Over time, I have learned that the promises of most new and shiny platforms are legitimate, but the downsides are rarely as well understood until you roll up your sleeves to build something with it.
I gained some first hand perspectives recently after building cloud functions for two new Sidekick features.
- When was I here? — Sidekick now allows you to turn back the clock and see when you last visited a particular restaurant or landmarks. E.g. you can ask Sidekick: when was the last time I visited CN Tower? If you have location history enabled in Google, you can also import those into Sidekick so you can go back in time. (released this week on iOS)
- Which route should I take? Google, Apple or Microsoft ? — Sidekick will compare routes generated by different providers so you always get the best results without needing to choose one app to use. (in Beta)
Both features were built using Google’s Cloud Functions. But the lessons learned are generic enough to AWS Lambda or Azure Functions users.
Upsides (are they real?)
- Zero installation to develop/test server side code? NO. Technically, you can write code using VSCode and directly deploy to the cloud, but the build/deploy/test/debug cycle would take too long (3+ minutes). I ended up spending time getting the emulators running locally, iterate locally, and then push to cloud for final verification.
- Auto scale? YES. To handle more users, you just need to watch your budget. (more on this later when the resource demand for handling one user requests changes.)
- Runtime isolation? YES. You can stop worrying about one request affecting the processing of another request as in traditional JEE or .NET server runtimes.
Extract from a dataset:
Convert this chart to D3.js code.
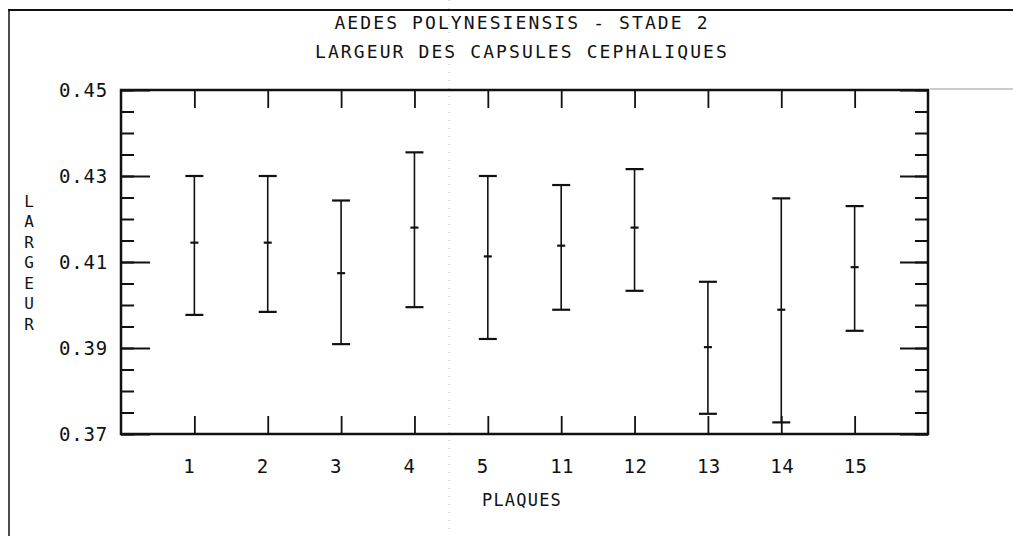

Downsides (don’t let these surprise you)
- Limits — Left, Right and Centre: They are, by definition, harmless until you exceed them. But there are LOTS of them; ranging from payload size, function counts, query string size, memory usage, storage usage, CPU time, frequency per region… the list goes on. It’s hard to keep them in your head so you can shape your solution to avoid running into brick walls. I ran into the 10Mb request size hard limit on Firebase CF and had to do some gymnastics to workaround it. See it for yourself: Limits for AWS Lambda, Azure Functions, Firebase CF, GCP. On top of the technical limits, you will also have to keep an eye on the billing limit when you exceed your cap on spending. Your function won’t run if it will exceed allocated budgets.
- The NodeJS execution environment (v8/v10 in Google, v10/v12 in AWS, v10/v12 in Azure) are not vanilla Node. Some popular node packages (e.g. formidable, BodyParser) could be incompatible with them. This is not a showstopper. There are usually alternatives, but it did take me quite some head-scratching to figure out why they don’t behave correctly in CF. And because CF is still young, there are not enough Q&A knowledge base in Stack Overflow yet. In addition, NodeJS release is happening very quickly these days, so documents do become obsolete quickly. (v14 as of June 2020)
- Configuration and tuning parameters are inside your code: Want keep-alives? Add it to your function’s property. Need more memory for handling your request. Yep, specify it in your environment JSON. Even though it’s serverless, it doesn’t mean you don’t have to study/understand the execution environment to use it correctly and efficiently.
Current State (June 2020)
For some scenarios, Cloud Function may be your only option (e.g. code that respond to cloud events such as new files uploaded to bucket, database triggers. So, it’s a good time to build up knowledge on how to do it right.
Having said that, for my bread-and-butter http request/response services, I am staying with my existing toolset and runtime. IMHO, cloud function’s zero-configuration promise is not worth the new headaches it introduces.